**GIVEN RECORDS**

* * * *

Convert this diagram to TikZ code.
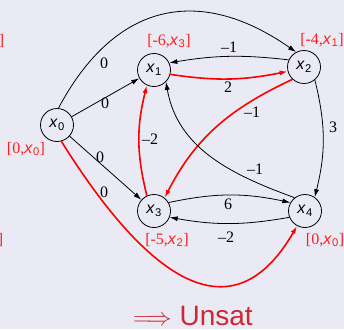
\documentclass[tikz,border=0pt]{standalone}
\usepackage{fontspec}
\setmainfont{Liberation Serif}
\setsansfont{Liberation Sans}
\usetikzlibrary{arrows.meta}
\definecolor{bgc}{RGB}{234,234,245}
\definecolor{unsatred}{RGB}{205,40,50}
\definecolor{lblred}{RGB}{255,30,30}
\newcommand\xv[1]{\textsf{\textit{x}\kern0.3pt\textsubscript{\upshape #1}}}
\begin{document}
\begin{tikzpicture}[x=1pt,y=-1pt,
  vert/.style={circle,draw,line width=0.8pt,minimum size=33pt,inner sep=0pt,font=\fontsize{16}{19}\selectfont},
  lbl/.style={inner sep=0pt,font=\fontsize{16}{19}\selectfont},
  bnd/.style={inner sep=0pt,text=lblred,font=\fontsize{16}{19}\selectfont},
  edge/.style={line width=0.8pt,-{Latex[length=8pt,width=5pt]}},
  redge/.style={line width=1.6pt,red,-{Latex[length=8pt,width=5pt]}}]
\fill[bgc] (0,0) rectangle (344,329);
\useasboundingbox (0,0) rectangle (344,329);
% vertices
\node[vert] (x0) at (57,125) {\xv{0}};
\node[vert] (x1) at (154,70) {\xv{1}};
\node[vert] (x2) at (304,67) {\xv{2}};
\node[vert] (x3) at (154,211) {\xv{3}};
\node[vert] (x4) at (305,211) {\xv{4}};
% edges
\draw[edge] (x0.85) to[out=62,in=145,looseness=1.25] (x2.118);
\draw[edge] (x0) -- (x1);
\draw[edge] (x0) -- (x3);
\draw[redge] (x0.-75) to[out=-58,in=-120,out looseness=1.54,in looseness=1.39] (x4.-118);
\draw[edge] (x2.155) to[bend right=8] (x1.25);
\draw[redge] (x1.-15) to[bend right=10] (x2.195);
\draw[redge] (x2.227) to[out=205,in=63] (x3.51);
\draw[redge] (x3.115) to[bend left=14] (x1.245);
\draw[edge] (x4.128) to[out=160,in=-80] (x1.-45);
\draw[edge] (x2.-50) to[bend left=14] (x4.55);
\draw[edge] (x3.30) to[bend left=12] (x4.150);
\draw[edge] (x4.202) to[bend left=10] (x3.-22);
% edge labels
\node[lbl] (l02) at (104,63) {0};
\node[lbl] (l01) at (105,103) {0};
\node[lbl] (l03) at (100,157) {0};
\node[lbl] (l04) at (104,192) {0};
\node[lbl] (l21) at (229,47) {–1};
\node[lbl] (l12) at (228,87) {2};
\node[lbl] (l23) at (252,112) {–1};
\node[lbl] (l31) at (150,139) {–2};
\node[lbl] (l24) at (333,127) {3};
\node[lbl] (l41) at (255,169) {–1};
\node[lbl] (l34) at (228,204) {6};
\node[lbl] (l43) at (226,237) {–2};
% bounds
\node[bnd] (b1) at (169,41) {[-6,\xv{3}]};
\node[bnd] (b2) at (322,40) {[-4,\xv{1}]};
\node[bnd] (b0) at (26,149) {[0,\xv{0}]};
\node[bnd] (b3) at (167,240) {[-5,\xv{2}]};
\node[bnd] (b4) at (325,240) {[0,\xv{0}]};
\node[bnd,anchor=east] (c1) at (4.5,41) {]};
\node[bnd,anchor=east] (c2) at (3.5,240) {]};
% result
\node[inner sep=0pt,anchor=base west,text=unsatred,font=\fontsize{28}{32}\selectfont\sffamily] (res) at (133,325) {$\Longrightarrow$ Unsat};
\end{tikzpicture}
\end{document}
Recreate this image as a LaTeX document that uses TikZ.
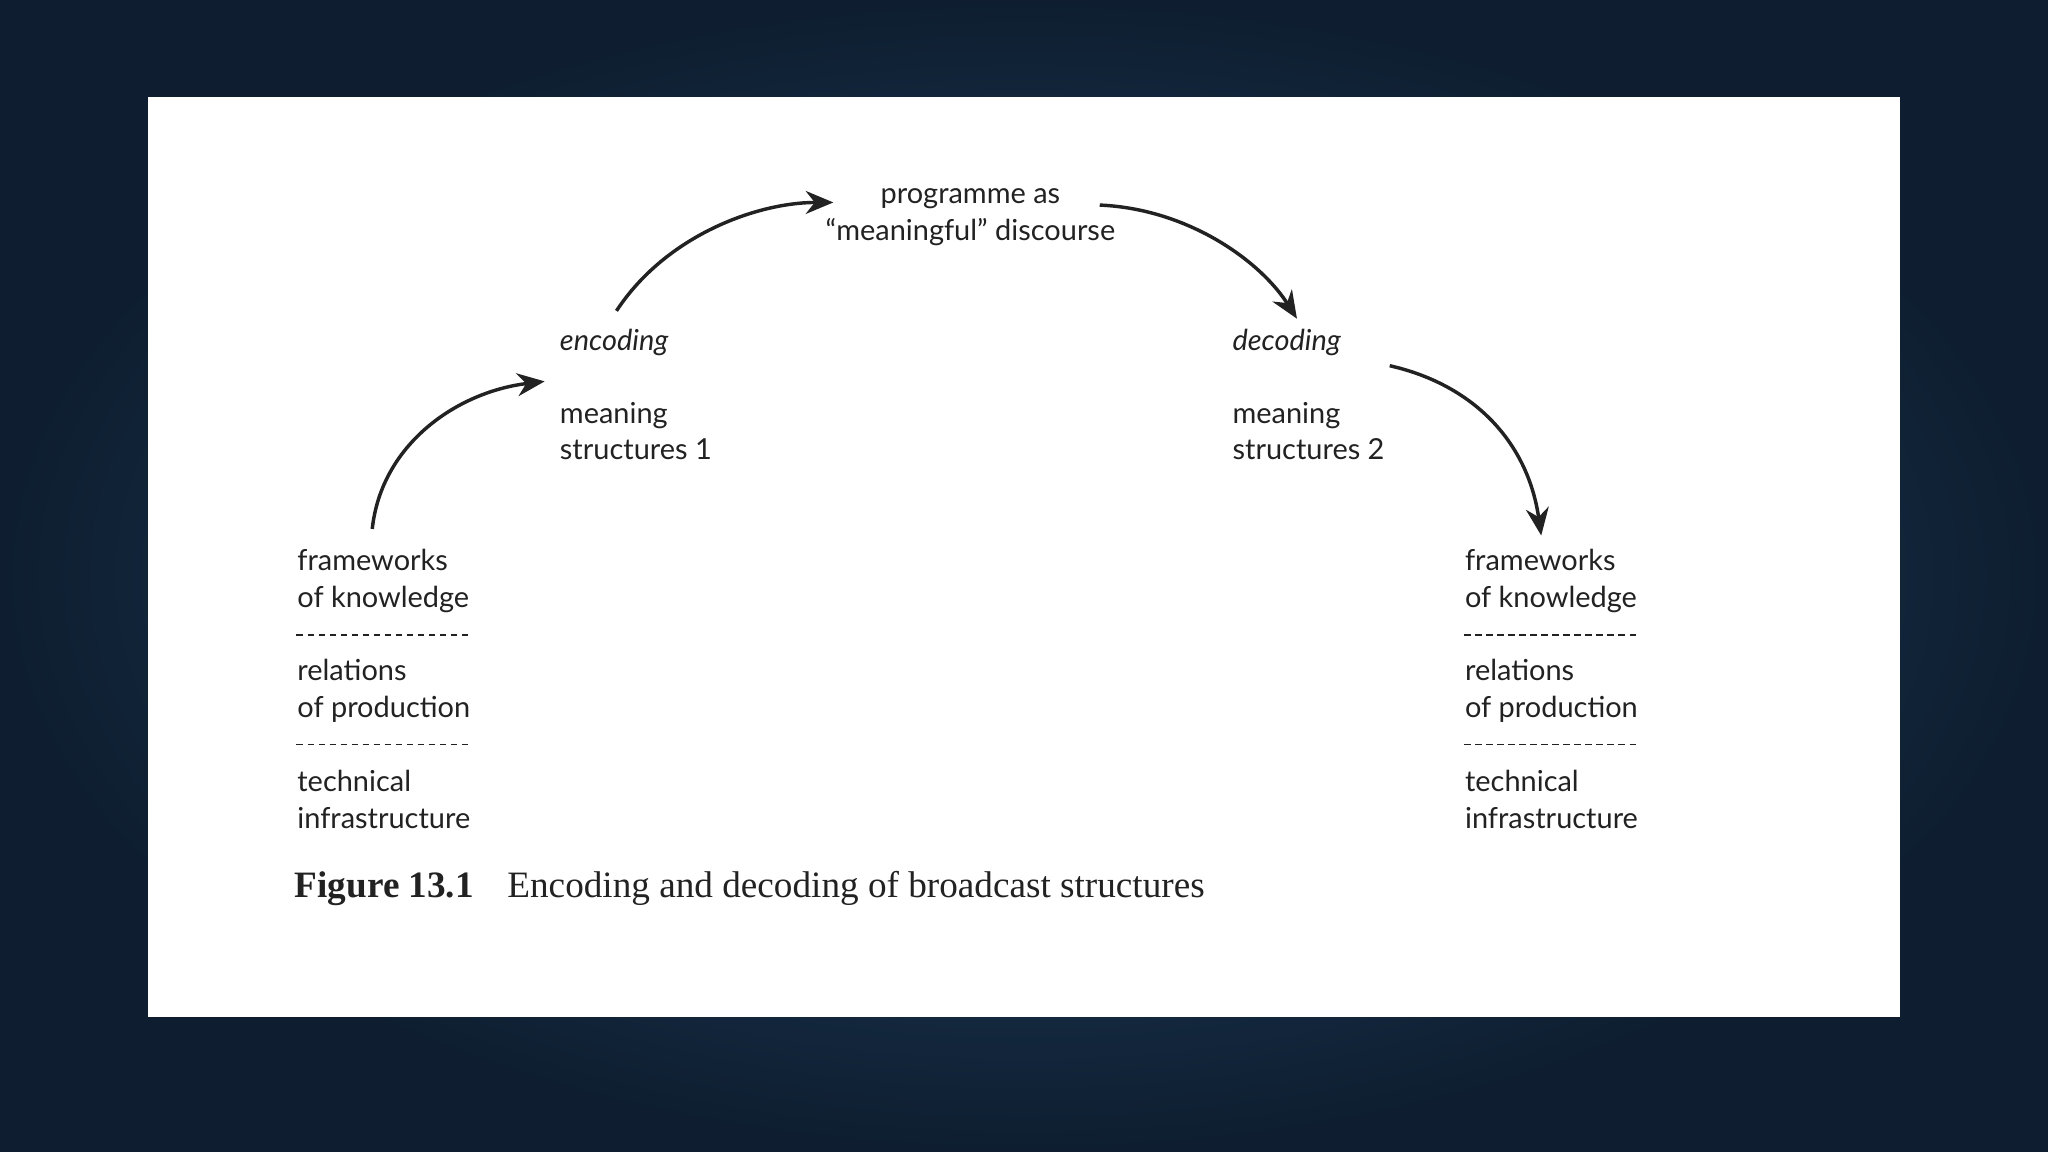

* * * *

**WRITTEN EXERCISE**
Could you reproduce every record above exactly, leaving out the pictures?

**ANSWER IN FULL**
Convert this diagram to TikZ code.
\documentclass[tikz,border=0pt]{standalone}
\usepackage{fontspec}
\setmainfont{Liberation Serif}
\setsansfont{Liberation Sans}
\usetikzlibrary{arrows.meta}
\definecolor{bgc}{RGB}{234,234,245}
\definecolor{unsatred}{RGB}{205,40,50}
\definecolor{lblred}{RGB}{255,30,30}
\newcommand\xv[1]{\textsf{\textit{x}\kern0.3pt\textsubscript{\upshape #1}}}
\begin{document}
\begin{tikzpicture}[x=1pt,y=-1pt,
  vert/.style={circle,draw,line width=0.8pt,minimum size=33pt,inner sep=0pt,font=\fontsize{16}{19}\selectfont},
  lbl/.style={inner sep=0pt,font=\fontsize{16}{19}\selectfont},
  bnd/.style={inner sep=0pt,text=lblred,font=\fontsize{16}{19}\selectfont},
  edge/.style={line width=0.8pt,-{Latex[length=8pt,width=5pt]}},
  redge/.style={line width=1.6pt,red,-{Latex[length=8pt,width=5pt]}}]
\fill[bgc] (0,0) rectangle (344,329);
\useasboundingbox (0,0) rectangle (344,329);
% vertices
\node[vert] (x0) at (57,125) {\xv{0}};
\node[vert] (x1) at (154,70) {\xv{1}};
\node[vert] (x2) at (304,67) {\xv{2}};
\node[vert] (x3) at (154,211) {\xv{3}};
\node[vert] (x4) at (305,211) {\xv{4}};
% edges
\draw[edge] (x0.85) to[out=62,in=145,looseness=1.25] (x2.118);
\draw[edge] (x0) -- (x1);
\draw[edge] (x0) -- (x3);
\draw[redge] (x0.-75) to[out=-58,in=-120,out looseness=1.54,in looseness=1.39] (x4.-118);
\draw[edge] (x2.155) to[bend right=8] (x1.25);
\draw[redge] (x1.-15) to[bend right=10] (x2.195);
\draw[redge] (x2.227) to[out=205,in=63] (x3.51);
\draw[redge] (x3.115) to[bend left=14] (x1.245);
\draw[edge] (x4.128) to[out=160,in=-80] (x1.-45);
\draw[edge] (x2.-50) to[bend left=14] (x4.55);
\draw[edge] (x3.30) to[bend left=12] (x4.150);
\draw[edge] (x4.202) to[bend left=10] (x3.-22);
% edge labels
\node[lbl] (l02) at (104,63) {0};
\node[lbl] (l01) at (105,103) {0};
\node[lbl] (l03) at (100,157) {0};
\node[lbl] (l04) at (104,192) {0};
\node[lbl] (l21) at (229,47) {–1};
\node[lbl] (l12) at (228,87) {2};
\node[lbl] (l23) at (252,112) {–1};
\node[lbl] (l31) at (150,139) {–2};
\node[lbl] (l24) at (333,127) {3};
\node[lbl] (l41) at (255,169) {–1};
\node[lbl] (l34) at (228,204) {6};
\node[lbl] (l43) at (226,237) {–2};
% bounds
\node[bnd] (b1) at (169,41) {[-6,\xv{3}]};
\node[bnd] (b2) at (322,40) {[-4,\xv{1}]};
\node[bnd] (b0) at (26,149) {[0,\xv{0}]};
\node[bnd] (b3) at (167,240) {[-5,\xv{2}]};
\node[bnd] (b4) at (325,240) {[0,\xv{0}]};
\node[bnd,anchor=east] (c1) at (4.5,41) {]};
\node[bnd,anchor=east] (c2) at (3.5,240) {]};
% result
\node[inner sep=0pt,anchor=base west,text=unsatred,font=\fontsize{28}{32}\selectfont\sffamily] (res) at (133,325) {$\Longrightarrow$ Unsat};
\end{tikzpicture}
\end{document}
Recreate this image as a LaTeX document that uses TikZ.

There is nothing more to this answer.